Кстати, снова поразительное расхождение с царским дневником: «Был недолго у доклада»{666}.
Утром 27 февраля генерал М. В. Алексеев сообщил Д. Н. Дубенскому, что ночью пришли известия из Петрограда: в столице «войска переходят на сторону восставшего народа»{667}.
Во время доклада Алексеев передал Императору Николаю II телеграмму М. В. Родзянко, в которой тот требовал восстановить работу Думы и «немедленно призвать новую власть на началах, доложенных мною вашему величеству во вчерашней телеграмме»{668}.
Известия из Петрограда тяжело подействовали на Государя, который 27 февраля был «заметно более сумрачен и очень мало разговорчив»{669}.
27 февраля Император Николай II приказал генерал-адъютанту Н. И. Иванову двигаться на Петроград с преданным ему воинским отрядом Георгиевских кавалеров.
Вечером 27 февраля генерала М. В. Алексеева вызвал по прямому проводу Великий Князь Михаил Александрович, которого весь вечер 27 февраля усиленно обрабатывал Родзянко{670}. Председатель Государственной думы убеждал Великого Князя подействовать на Государя и убедить его согласиться на Ответственное министерство. Родзянко даже предлагал Михаилу Александровичу совершить прямую измену своему державному брату и принять на себя верховную власть. Великий Князь Михаил Александрович от участия в подобном государственном перевороте отказался, но позвонить в Ставку согласился.

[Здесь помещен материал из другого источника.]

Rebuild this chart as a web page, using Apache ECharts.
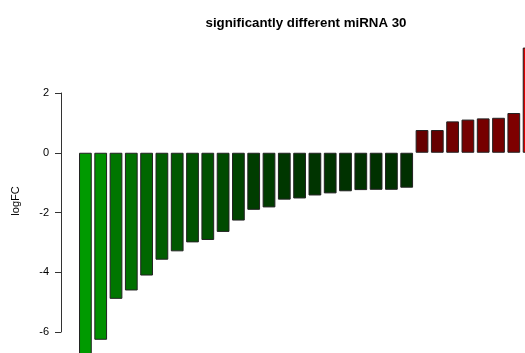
<!DOCTYPE html>
<html>
<head>
<meta charset="utf-8">
<script src="https://cdn.jsdelivr.net/npm/echarts@6/dist/echarts.min.js"></script>
<style>html,body{margin:0;padding:0;background:#fff}#c{width:525px;height:353px}</style>
</head>
<body>
<div id="c"></div>
<script>
var titleText = 'significantly different miRNA 30';
var yName = 'logFC';
var categories = [];
for (var i = 1; i <= 30; i++) categories.push('miRNA' + i);
var logFC = [-6.8, -6.26, -4.89, -4.61, -4.11, -3.58, -3.30, -3.00, -2.92, -2.65,
             -2.27, -1.91, -1.83, -1.57, -1.53, -1.43, -1.36, -1.29, -1.25, -1.24,
             -1.24, -1.17, 0.76, 0.76, 1.05, 1.11, 1.15, 1.17, 1.33, 3.52];
var yTicks = [-6, -4, -2, 0, 2];

function barColor(v) {
  var c;
  if (v < 0) {
    c = Math.min(255, Math.round(25 + 19 * Math.abs(v)));
    return 'rgb(0,' + c + ',0)';
  }
  c = Math.min(255, Math.round(69 + 43 * v));
  return 'rgb(' + c + ',0,0)';
}

var chart = echarts.init(document.getElementById('c'), null, {renderer: 'canvas'});
chart.setOption({
  animation: false,
  backgroundColor: '#fff',
  title: {
    text: titleText,
    left: 301, textAlign: 'center', top: 12,
    textStyle: {fontFamily: 'Liberation Sans', fontWeight: 'bold', fontSize: 13.3, color: '#000'}
  },
  graphic: [{
    type: 'text', x: 15.5, y: 201, rotation: Math.PI / 2,
    style: {text: yName, align: 'center', verticalAlign: 'middle',
            fontFamily: 'Liberation Sans', fontSize: 11, fill: '#000'}
  }],
  grid: {left: 77.75, top: 93, width: 459, height: 239, containLabel: false, outerBoundsMode: 'none'},
  xAxis: {
    type: 'category', data: categories, boundaryGap: true,
    axisLine: {show: false}, axisTick: {show: false}, axisLabel: {show: false}, splitLine: {show: false}
  },
  yAxis: {
    type: 'value', min: yTicks[0], max: yTicks[yTicks.length - 1], interval: 2,
    offset: 16.75,
    axisLine: {show: true, lineStyle: {color: '#333', width: 1}},
    axisTick: {show: true, length: 6, lineStyle: {color: '#333'}},
    axisLabel: {fontFamily: 'Liberation Sans', fontSize: 11, color: '#000', margin: 12},
    splitLine: {show: false}
  },
  series: [{
    type: 'bar',
    clip: false,
    barWidth: 12.75,
    data: logFC.map(function (v) {
      return {value: v, itemStyle: {color: barColor(v), borderColor: '#222', borderWidth: 1}};
    })
  }]
});
</script>
</body>
</html>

Великий Князь просил М. В. Алексеева доложить Государю, что он считает необходимым роспуск совета министров и назначение во главе правительства лицо, пользующееся уважением в широких слоях населения, поручив ему составить кабинет по его усмотрению. По мнению Великого Князя, таким лицом мог бы стать князь Г. Е. Львов{671}.
Император Николай II передал брату через М. В. Алексеева, что все мероприятия, касающиеся перемен в личном составе, царь откладывает до своего прибытия в Царское Село. Император Николай II уведомил Великого Князя, что в Петроград отправляются войска из четырёх пехотных и четырёх кавалерийских полков{672}.
Генерал М. В. Алексеев, передав Великому Князю Михаилу Александровичу ответ Государя, поспешил добавить от себя, что полностью поддерживает необходимость назначения нового правительства{673}. Этими словами, предназначенными, конечно, не Михаилу Александровичу, а М. В. Родзянко, Алексеев продемонстрировал думцам свою готовность к сотрудничеству.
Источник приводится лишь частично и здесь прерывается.